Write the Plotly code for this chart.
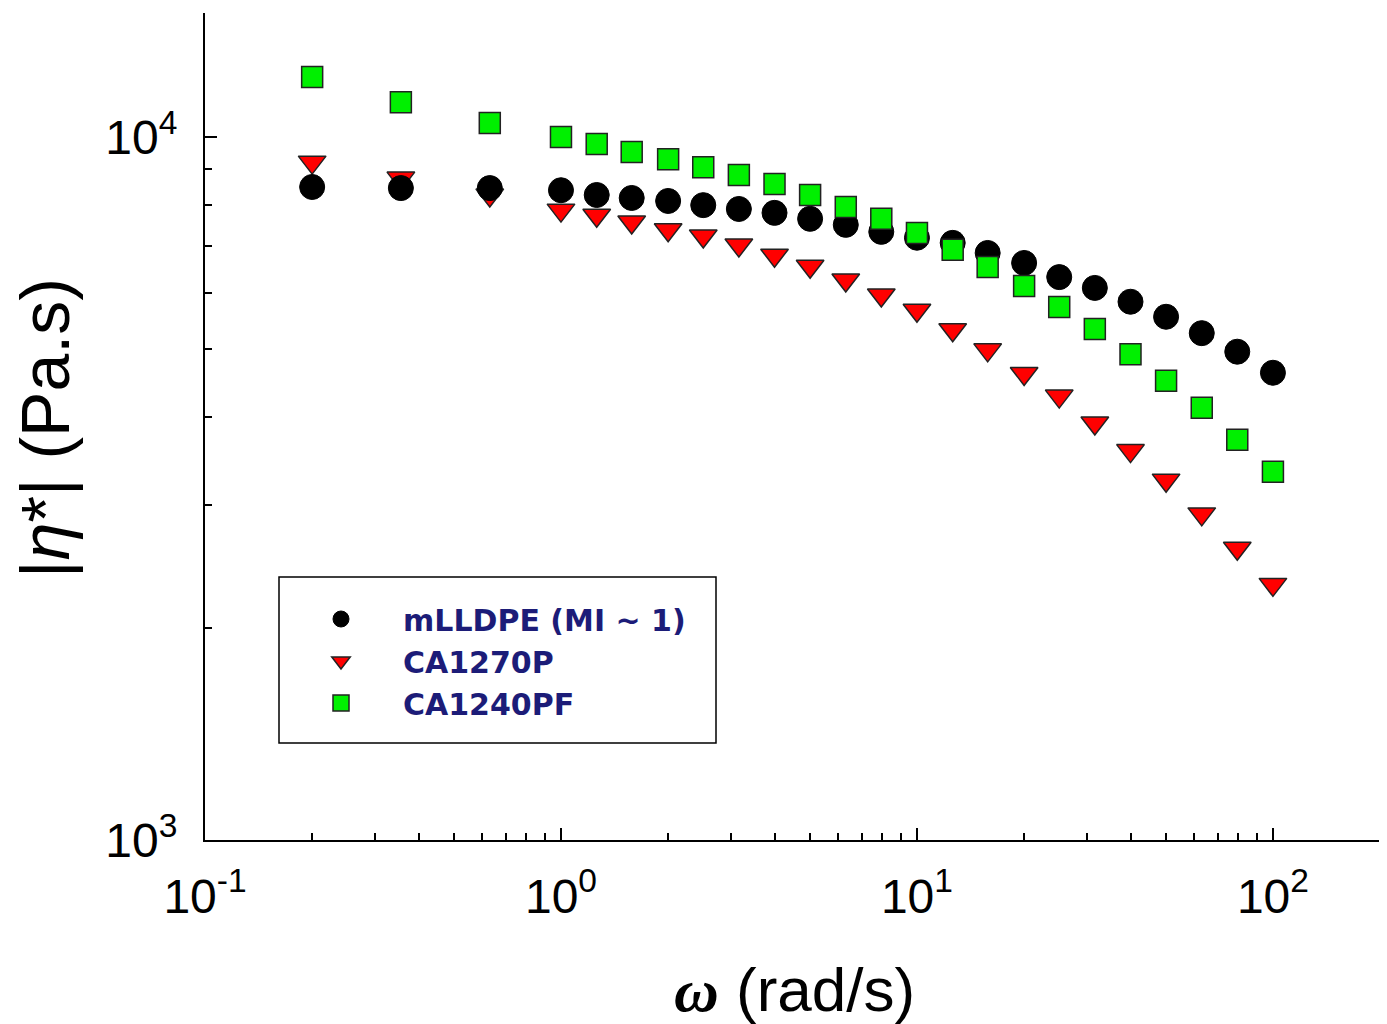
import plotly.graph_objects as go

omega = [0.2, 0.355, 0.631, 1.0, 1.26, 1.58, 2.0, 2.51, 3.16, 3.98, 5.01, 6.31,
         7.94, 10.0, 12.6, 15.8, 20.0, 25.1, 31.6, 39.8, 50.1, 63.1, 79.4, 100.0]

eta_mlldpe = [8490, 8460, 8460, 8400, 8270, 8190, 8110, 8000, 7900, 7800, 7650, 7500,
              7330, 7190, 7070, 6840, 6620, 6320, 6100, 5830, 5550, 5260, 4950, 4620]
eta_ca1270p = [9210, 8740, 8270, 7870, 7740, 7570, 7380, 7230, 7020, 6790, 6550, 6260,
               5960, 5670, 5320, 4980, 4610, 4280, 3920, 3580, 3250, 2910, 2600, 2310]
eta_ca1240pf = [12170, 11210, 10470, 10000, 9770, 9520, 9300, 9060, 8830, 8570, 8270, 7950,
                7650, 7300, 6910, 6530, 6140, 5730, 5330, 4910, 4500, 4120, 3710, 3340]

names = ["mLLDPE (MI ~ 1)", "CA1270P", "CA1240PF"]

x_major = [0.1, 1, 10, 100]
x_major_text = ["10<sup>-1</sup>", "10<sup>0</sup>", "10<sup>1</sup>", "10<sup>2</sup>"]
x_minor = [0.2, 0.3, 0.4, 0.5, 0.6, 0.7, 0.8, 0.9, 2, 3, 4, 5, 6, 7, 8, 9,
           20, 30, 40, 50, 60, 70, 80, 90, 200]
y_major = [1000, 10000]
y_major_text = ["10<sup>3</sup>", "10<sup>4</sup>"]
y_minor = [2000, 3000, 4000, 5000, 6000, 7000, 8000, 9000]

FONT = "Arial, Liberation Sans, sans-serif"
LEGEND_FONT = "DejaVu Sans, Arial, sans-serif"

# page body has an 8px margin; plot area should span x 205..1384, y 13..840 on the page
W, H = 1379, 1016
ML, MT = 197, 5
PW, PH = 1179, 827
MR = W - ML - PW
MB = H - MT - PH


def px_x(px):
    return (px - 205) / PW


def px_y(py):
    return (840 - py) / PH


fig = go.Figure()
fig.add_trace(go.Scatter(x=omega, y=eta_ca1270p, mode="markers", name=names[1],
                         marker=dict(symbol="triangle-down", size=24, color="#ff0000",
                                     line=dict(color="#222222", width=1.5)), legendrank=2))
fig.add_trace(go.Scatter(x=omega, y=eta_mlldpe, mode="markers", name=names[0],
                         marker=dict(symbol="circle", size=25, color="#000000",
                                     line=dict(color="#000000", width=1)), legendrank=1))
fig.add_trace(go.Scatter(x=omega, y=eta_ca1240pf, mode="markers", name=names[2],
                         marker=dict(symbol="square", size=21, color="#00f000",
                                     line=dict(color="#222222", width=1.5)), legendrank=3))

fig.update_layout(
    width=W, height=H,
    margin=dict(l=ML, r=MR, t=MT, b=MB, autoexpand=False),
    paper_bgcolor="white", plot_bgcolor="white",
    font=dict(family=FONT, color="black"),
    showlegend=True,
    legend=dict(x=px_x(279), y=px_y(593), xanchor="left", yanchor="top",
                bgcolor="rgba(0,0,0,0)", borderwidth=0,
                font=dict(family=LEGEND_FONT, size=30, color="#1c1c78", weight="bold"),
                itemwidth=114, tracegroupgap=0, traceorder="normal"),
    xaxis=dict(type="log", range=[-1, 2.312], showgrid=False, zeroline=False,
               showline=True, linecolor="black", linewidth=2, mirror=False,
               ticks="inside", ticklen=12, tickwidth=1.5, tickcolor="black",
               tickvals=x_major, ticktext=x_major_text, ticklabelstandoff=13,
               tickfont=dict(family=FONT, size=48, color="black"),
               minor=dict(ticks="inside", ticklen=7, tickwidth=1.5, tickcolor="black",
                          tickvals=x_minor, showgrid=False)),
    yaxis=dict(type="log", range=[3, 4.1764], showgrid=False, zeroline=False,
               showline=True, linecolor="black", linewidth=2, mirror=False,
               ticks="inside", ticklen=12, tickwidth=1.5, tickcolor="black",
               tickvals=y_major, ticktext=y_major_text, ticklabelstandoff=16,
               tickfont=dict(family=FONT, size=48, color="black"),
               minor=dict(ticks="inside", ticklen=7, tickwidth=1.5, tickcolor="black",
                          tickvals=y_minor, showgrid=False)),
)

# legend frame
fig.add_shape(type="rect", xref="paper", yref="paper",
              x0=px_x(279), x1=px_x(716), y0=px_y(743), y1=px_y(577),
              line=dict(color="black", width=1.5), fillcolor="rgba(0,0,0,0)")

# axis titles
fig.add_annotation(xref="paper", yref="paper", x=px_x(794), y=px_y(990),
                   xanchor="center", yanchor="middle", showarrow=False,
                   text="<span style=\"font-family:'Liberation Serif', 'Times New Roman', serif\"><b><i>ω</i></b></span> (rad/s)",
                   font=dict(family=FONT, size=62, color="black"))
fig.add_annotation(xref="paper", yref="paper", x=px_x(45), y=px_y(428),
                   xanchor="center", yanchor="middle", showarrow=False, textangle=-90,
                   text="|<i>η</i>*| (Pa.s)",
                   font=dict(family=FONT, size=68, color="black"))

fig.write_html("out.html")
────────────────
• Your instructions:
Make an exact copy of the data above, pictures excluded.

• Answer to the problem:
Write the Plotly code for this chart.
import plotly.graph_objects as go

omega = [0.2, 0.355, 0.631, 1.0, 1.26, 1.58, 2.0, 2.51, 3.16, 3.98, 5.01, 6.31,
         7.94, 10.0, 12.6, 15.8, 20.0, 25.1, 31.6, 39.8, 50.1, 63.1, 79.4, 100.0]

eta_mlldpe = [8490, 8460, 8460, 8400, 8270, 8190, 8110, 8000, 7900, 7800, 7650, 7500,
              7330, 7190, 7070, 6840, 6620, 6320, 6100, 5830, 5550, 5260, 4950, 4620]
eta_ca1270p = [9210, 8740, 8270, 7870, 7740, 7570, 7380, 7230, 7020, 6790, 6550, 6260,
               5960, 5670, 5320, 4980, 4610, 4280, 3920, 3580, 3250, 2910, 2600, 2310]
eta_ca1240pf = [12170, 11210, 10470, 10000, 9770, 9520, 9300, 9060, 8830, 8570, 8270, 7950,
                7650, 7300, 6910, 6530, 6140, 5730, 5330, 4910, 4500, 4120, 3710, 3340]

names = ["mLLDPE (MI ~ 1)", "CA1270P", "CA1240PF"]

x_major = [0.1, 1, 10, 100]
x_major_text = ["10<sup>-1</sup>", "10<sup>0</sup>", "10<sup>1</sup>", "10<sup>2</sup>"]
x_minor = [0.2, 0.3, 0.4, 0.5, 0.6, 0.7, 0.8, 0.9, 2, 3, 4, 5, 6, 7, 8, 9,
           20, 30, 40, 50, 60, 70, 80, 90, 200]
y_major = [1000, 10000]
y_major_text = ["10<sup>3</sup>", "10<sup>4</sup>"]
y_minor = [2000, 3000, 4000, 5000, 6000, 7000, 8000, 9000]

FONT = "Arial, Liberation Sans, sans-serif"
LEGEND_FONT = "DejaVu Sans, Arial, sans-serif"

# page body has an 8px margin; plot area should span x 205..1384, y 13..840 on the page
W, H = 1379, 1016
ML, MT = 197, 5
PW, PH = 1179, 827
MR = W - ML - PW
MB = H - MT - PH


def px_x(px):
    return (px - 205) / PW


def px_y(py):
    return (840 - py) / PH


fig = go.Figure()
fig.add_trace(go.Scatter(x=omega, y=eta_ca1270p, mode="markers", name=names[1],
                         marker=dict(symbol="triangle-down", size=24, color="#ff0000",
                                     line=dict(color="#222222", width=1.5)), legendrank=2))
fig.add_trace(go.Scatter(x=omega, y=eta_mlldpe, mode="markers", name=names[0],
                         marker=dict(symbol="circle", size=25, color="#000000",
                                     line=dict(color="#000000", width=1)), legendrank=1))
fig.add_trace(go.Scatter(x=omega, y=eta_ca1240pf, mode="markers", name=names[2],
                         marker=dict(symbol="square", size=21, color="#00f000",
                                     line=dict(color="#222222", width=1.5)), legendrank=3))

fig.update_layout(
    width=W, height=H,
    margin=dict(l=ML, r=MR, t=MT, b=MB, autoexpand=False),
    paper_bgcolor="white", plot_bgcolor="white",
    font=dict(family=FONT, color="black"),
    showlegend=True,
    legend=dict(x=px_x(279), y=px_y(593), xanchor="left", yanchor="top",
                bgcolor="rgba(0,0,0,0)", borderwidth=0,
                font=dict(family=LEGEND_FONT, size=30, color="#1c1c78", weight="bold"),
                itemwidth=114, tracegroupgap=0, traceorder="normal"),
    xaxis=dict(type="log", range=[-1, 2.312], showgrid=False, zeroline=False,
               showline=True, linecolor="black", linewidth=2, mirror=False,
               ticks="inside", ticklen=12, tickwidth=1.5, tickcolor="black",
               tickvals=x_major, ticktext=x_major_text, ticklabelstandoff=13,
               tickfont=dict(family=FONT, size=48, color="black"),
               minor=dict(ticks="inside", ticklen=7, tickwidth=1.5, tickcolor="black",
                          tickvals=x_minor, showgrid=False)),
    yaxis=dict(type="log", range=[3, 4.1764], showgrid=False, zeroline=False,
               showline=True, linecolor="black", linewidth=2, mirror=False,
               ticks="inside", ticklen=12, tickwidth=1.5, tickcolor="black",
               tickvals=y_major, ticktext=y_major_text, ticklabelstandoff=16,
               tickfont=dict(family=FONT, size=48, color="black"),
               minor=dict(ticks="inside", ticklen=7, tickwidth=1.5, tickcolor="black",
                          tickvals=y_minor, showgrid=False)),
)

# legend frame
fig.add_shape(type="rect", xref="paper", yref="paper",
              x0=px_x(279), x1=px_x(716), y0=px_y(743), y1=px_y(577),
              line=dict(color="black", width=1.5), fillcolor="rgba(0,0,0,0)")

# axis titles
fig.add_annotation(xref="paper", yref="paper", x=px_x(794), y=px_y(990),
                   xanchor="center", yanchor="middle", showarrow=False,
                   text="<span style=\"font-family:'Liberation Serif', 'Times New Roman', serif\"><b><i>ω</i></b></span> (rad/s)",
                   font=dict(family=FONT, size=62, color="black"))
fig.add_annotation(xref="paper", yref="paper", x=px_x(45), y=px_y(428),
                   xanchor="center", yanchor="middle", showarrow=False, textangle=-90,
                   text="|<i>η</i>*| (Pa.s)",
                   font=dict(family=FONT, size=68, color="black"))

fig.write_html("out.html")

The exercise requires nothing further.